Orion is designed to carry the crew around the moon and back. Myriad systems on the ship—life support, communications, navigation—will be tested with the astronauts on board.
SLS and Orion don’t have much flight experience. The vehicles last flew in 2022, when the agency completed its uncrewed Artemis I mission .
How is the mission expected to unfold?
Artemis II will begin when SLS takes off from a launchpad in Florida with Orion stacked on top of it.
The so-called upper stage of SLS will later separate from the main part of the rocket with Orion attached, and use its engine to set up the latter vehicle for a push to the moon.
After Orion separates from the upper stage, it will conduct what is called a translunar injection—the engine firing that commits Orion to soaring out to the moon. It will fly to the moon over the course of a few days and travel around its far side.
Orion will face a tough return home after speeding through space. As it hits Earth’s atmosphere, Orion will be flying at 25,000 miles an hour and face temperatures of 5,000 degrees as it slows down. The capsule is designed to land under parachutes in the Pacific Ocean, not far from San Diego.

Is it possible Artemis II will be delayed?
Yes.
For safety reasons, the agency won’t launch if certain tough weather conditions roll through the Cape Canaveral, Fla., area. Delays caused by technical problems are possible, too. NASA has other dates identified for the mission if it doesn’t begin April 1.
Who are the astronauts flying on Artemis II?
The crew will be led by Wiseman, a retired Navy pilot who completed military deployments before joining NASA’s astronaut corps. He traveled to the International Space Station in 2014.
Two other astronauts will represent NASA during the mission: Glover, an experienced Navy pilot, and Koch, who began her career as an electrical engineer for the agency and once spent a year at a research station in the South Pole. Both have traveled to the space station before.
Hansen is a military pilot who joined Canada’s astronaut corps in 2009. He will be making his first trip to space.
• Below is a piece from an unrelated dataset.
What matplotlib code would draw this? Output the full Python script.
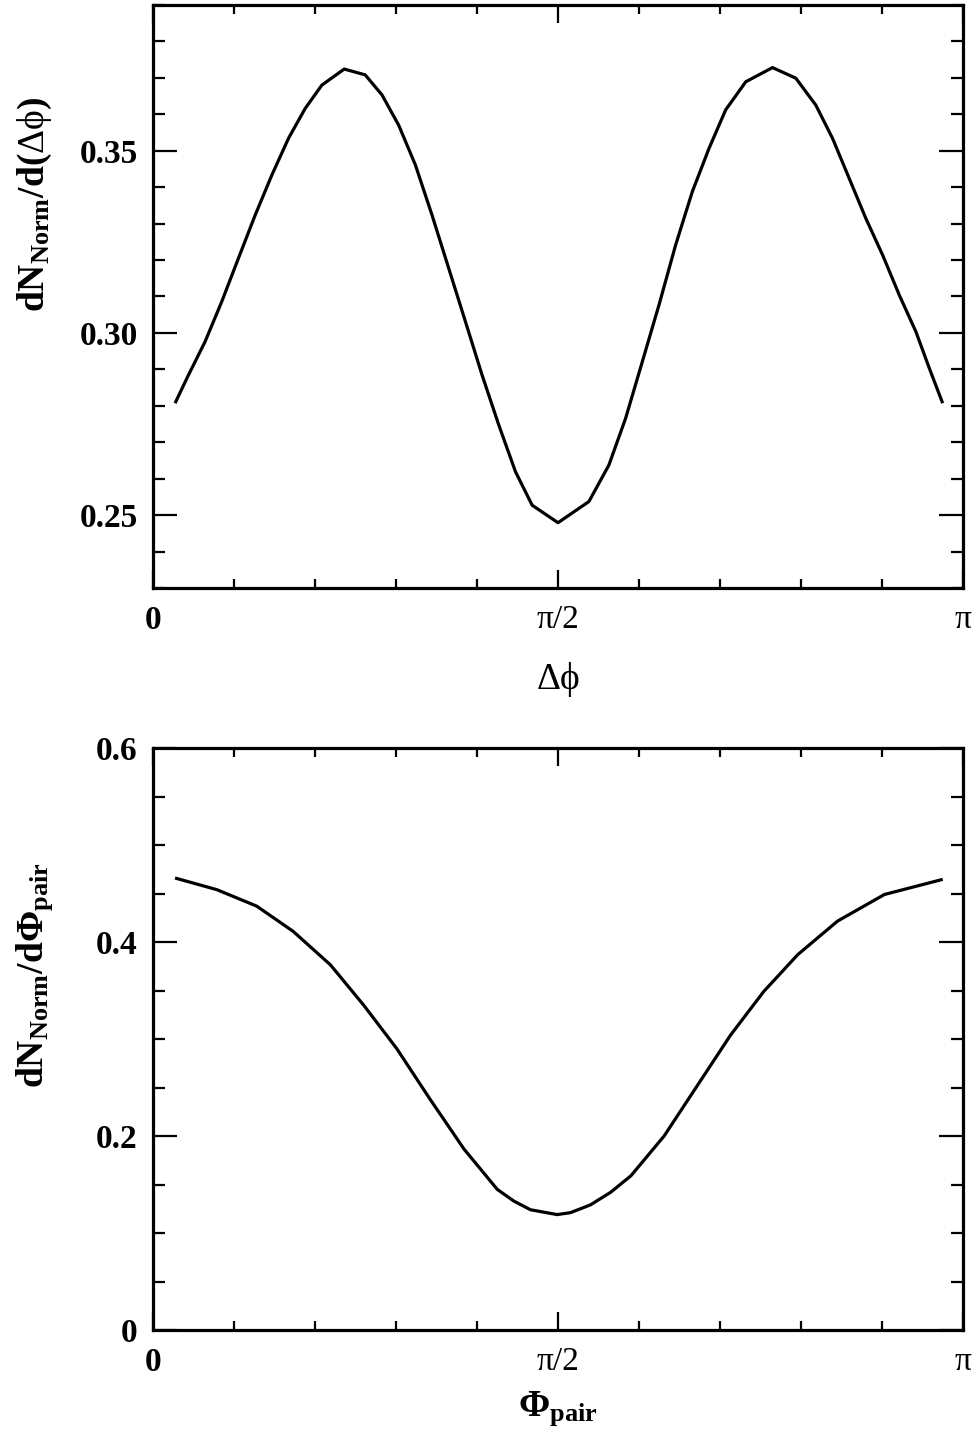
import numpy as np
import matplotlib
matplotlib.use("Agg")
import matplotlib.pyplot as plt
from matplotlib.ticker import MultipleLocator, FixedLocator

plt.rcParams['font.family'] = ['Liberation Serif', 'DejaVu Serif']
plt.rcParams['mathtext.fontset'] = 'custom'
plt.rcParams['mathtext.rm'] = 'Liberation Serif'
plt.rcParams['mathtext.bf'] = 'Liberation Serif:bold'
plt.rcParams['mathtext.it'] = 'Liberation Serif:italic'

# top panel: dN/d(dphi), x in units of pi
dphi = [0.0272, 0.0437, 0.0643, 0.0849, 0.1055, 0.1261, 0.1467, 0.1673, 0.1879, 0.2085,
        0.2361, 0.2620, 0.2827, 0.3033, 0.3239, 0.3445, 0.3651, 0.3857, 0.4063, 0.4269,
        0.4475, 0.4681, 0.5000, 0.5381, 0.5628, 0.5834, 0.6041, 0.6246, 0.6452,
        0.6659, 0.6864, 0.7070, 0.7318, 0.7648, 0.7936, 0.8183, 0.8389, 0.8595, 0.8801,
        0.9007, 0.9213, 0.9419, 0.9584, 0.9749]
dn_dphi = [0.2807, 0.2884, 0.2976, 0.3086, 0.3205, 0.3323, 0.3433, 0.3534, 0.3616, 0.3680,
           0.3724, 0.3708, 0.3653, 0.3570, 0.3461, 0.3323, 0.3177, 0.3031, 0.2884, 0.2747,
           0.2619, 0.2527, 0.2479, 0.2537, 0.2637, 0.2765, 0.2921, 0.3076, 0.3241,
           0.3388, 0.3506, 0.3612, 0.3689, 0.3728, 0.3699, 0.3625, 0.3534, 0.3424, 0.3314,
           0.3214, 0.3104, 0.3003, 0.2903, 0.2807]

# bottom panel: dN/dPhi_pair, x in units of pi
phi_pair = [0.0272, 0.0787, 0.128, 0.173, 0.219, 0.260, 0.301, 0.342, 0.384, 0.425,
            0.4454, 0.466, 0.499, 0.5154, 0.540, 0.565, 0.590, 0.631, 0.672, 0.713,
            0.754, 0.796, 0.845, 0.903, 0.975]
dn_pair = [0.466, 0.454, 0.437, 0.411, 0.3765, 0.335, 0.290, 0.238, 0.1865, 0.145,
           0.133, 0.124, 0.119, 0.121, 0.129, 0.142, 0.159, 0.200, 0.252, 0.304,
           0.349, 0.387, 0.4215, 0.449, 0.4646]

xtick_labels = ['0', 'π/2', 'π']

fig = plt.figure(figsize=(9.74, 14.46), dpi=100)
ax1 = fig.add_axes([0.1571, 0.5934, 0.8316, 0.4032])
ax2 = fig.add_axes([0.1571, 0.0802, 0.8316, 0.4025])


def style(ax):
    for s in ax.spines.values():
        s.set_linewidth(2.3)
    ax.set_xlim(0, np.pi)
    ax.xaxis.set_major_locator(FixedLocator([0, np.pi / 2, np.pi]))
    ax.xaxis.set_minor_locator(MultipleLocator(np.pi / 10))
    ax.set_xticklabels(xtick_labels)
    ax.tick_params(axis='both', which='both', direction='in', top=True, right=True)
    ax.tick_params(axis='x', which='major', length=13, width=1.6, pad=12, labelsize=24)
    ax.tick_params(axis='x', which='minor', length=6.5, width=1.6)
    ax.tick_params(axis='y', which='major', length=17, width=1.6, pad=11, labelsize=24)
    ax.tick_params(axis='y', which='minor', length=8.6, width=1.6)
    xl = ax.get_xticklabels()
    xl[0].set_fontweight('bold')
    for t in ax.get_yticklabels():
        t.set_fontweight('bold')


ax1.plot(np.array(dphi) * np.pi, dn_dphi, color='black', lw=2.3,
         solid_joinstyle='round', solid_capstyle='butt')
ax1.set_ylim(0.23, 0.39)
ax1.yaxis.set_major_locator(FixedLocator([0.25, 0.30, 0.35]))
ax1.yaxis.set_minor_locator(MultipleLocator(0.01))
ax1.set_yticklabels(['0.25', '0.30', '0.35'])
style(ax1)
ax1.set_ylabel(r'$\mathbf{dN_{Norm}/d(}\mathrm{\Delta\phi}\mathbf{)}$', fontsize=27, va='center')
ax1.yaxis.set_label_coords(-0.146, 0.658)
ax1.set_xlabel('Δϕ', fontsize=27, va='center')
ax1.xaxis.set_label_coords(0.5, -0.157)

ax2.plot(np.array(phi_pair) * np.pi, dn_pair, color='black', lw=2.3,
         solid_joinstyle='round', solid_capstyle='butt')
ax2.set_ylim(0, 0.6)
ax2.yaxis.set_major_locator(FixedLocator([0, 0.2, 0.4, 0.6]))
ax2.yaxis.set_minor_locator(MultipleLocator(0.05))
ax2.set_yticklabels(['0', '0.2', '0.4', '0.6'])
style(ax2)
ax2.set_ylabel(r'$\mathbf{dN_{Norm}/d\Phi_{pair}}$', fontsize=27, va='center')
ax2.yaxis.set_label_coords(-0.146, 0.61)
ax2.set_xlabel(r'$\mathbf{\Phi_{pair}}$', fontsize=27, va='center')
ax2.xaxis.set_label_coords(0.5, -0.135)

fig.savefig('out.png', dpi=100)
Koch’s participation in Artemis II will mark the first time a woman has flown beyond orbits near Earth. Glover and Hansen will be the first African-American and non-American astronauts, respectively, to do the same.
What will the astronauts do during the flight?
The astronauts will evaluate how Orion flies, practice emergency procedures and capture images of the far side of the moon for scientific and exploration purposes (they may become the first humans to see parts of the far side of the lunar surface). Health-tracking projects of the astronauts are designed to inform future missions.
Those efforts will play out in Orion’s crew module, which has about two minivans worth of living area.
On board, the astronauts will spend about 30 minutes a day exercising, using a device that allows them to do dead lifts, rowing and more. Sleep will come in eight-hour stretches in hammocks.
There is a custom-made warmer for meals, with beef brisket and veggie quiche on the menu.
Each astronaut is permitted two flavored beverages a day, including coffee. The crew will hold one hourlong shared meal each day.
The Universal Waste Management System—that’s the toilet—uses air flow to pull fluid and solid waste away into containers.
What happens after Artemis II?
Assuming it goes well, NASA will march on to Artemis III, scheduled for next year. During that operation, NASA plans to launch Orion with crew members on board and have the ship practice docking with lunar-lander vehicles that Elon Musk’s SpaceX and Jeff Bezos’ Blue Origin have been developing. The rendezvous operations will occur relatively close to Earth.
NASA hopes that its contractors and the agency itself are ready to attempt one or more lunar landing missions in 2028. Many current and former spaceflight officials are skeptical that timeline is feasible.